Le management, une modernité nazie
« Par cette union systématique de la science et de l’application,
l’Occident réalise là où l’Orient demeure en retard »
André Siegfried[1]
Le 2 octobre 1941, au moment où il prend officiellement ses fonctions de « Protecteur du Reich » pour la Bohème-Moravie, Reinhard Heydrich, chef de l’Office central de la sécurité du Reich, de la Police de Sécurité et du Service de Renseignement de la SS (Sipo-SD), tient un discours empreint d’inquiétude. Les temps sont exaltants et les succès éclatants, dit-il en substance, au moment où la guerre à l’Est est pratiquement gagnée. L’opération Barbarossa est une réussite gigantesque, une guerre-éclair dans les règles de l’art, après les victoires sans conteste remportées en Pologne, puis à l’Ouest et dans les Balkans. Rien ne peut s’opposer à la puissance des armes allemandes, et aucun obstacle sérieux ne peut entraver l’extension du Reich scandée par les trois temps de la victoire, de la conquête et de la colonisation ou, selon les territoires considérés, l’occupation/vassalisation.
Les succès sont tels que les problèmes n’en sont pourtant que plus grands. Dans le cas de la Bohème-Moravie, le numéro 2 de la SS s’inquiète de l’hostilité des Tchèques, voire de l’émergence d’un mouvement de résistance sérieux. Il faut y veiller, car c’est souvent de cette région, pourtant fécondée par le génie germanique, que partent les « coups de poignard » contre l’Allemagne – que l’on songe, dit Heydrich, à la défenestration de Prague (1618) ou bien, dès le 1er siècle de notre ère, aux menées de Marobod[2] contre Hermann le Chérusque.

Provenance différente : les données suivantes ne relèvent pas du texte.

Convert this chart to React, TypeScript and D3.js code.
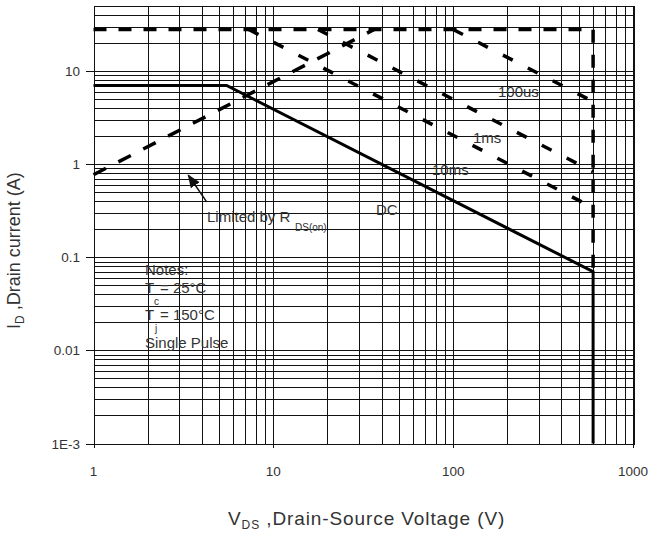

Heydrich est là pour « prendre le problème à bras-le-corps » (hart zupacken), ce qu’il va faire, annonce-t-il, avec son sérieux, sa méticulosité et sa dureté habituelles. Le chef de la Sipo-SD ne veut rien laisser au hasard. Les problèmes de sécurité posés par le territoire tchèque, transcendent largement la seule dimension policière. Le travail de police requiert une « plongée empathique et intellectuelle » dans ces problèmes, une « ressaisie profonde des choses », certainement pas « un survol superficiel » qui se solderait par le fait de « matraquer à l’aveugle » les Tchèques pour qu’ils se tiennent bien et aillent au travail – enjeu majeur, vu l’importance stratégique de l’industrie (mécanique) du Protectorat, productrice d’armes et de moteurs de marque Skoda ou Tatras.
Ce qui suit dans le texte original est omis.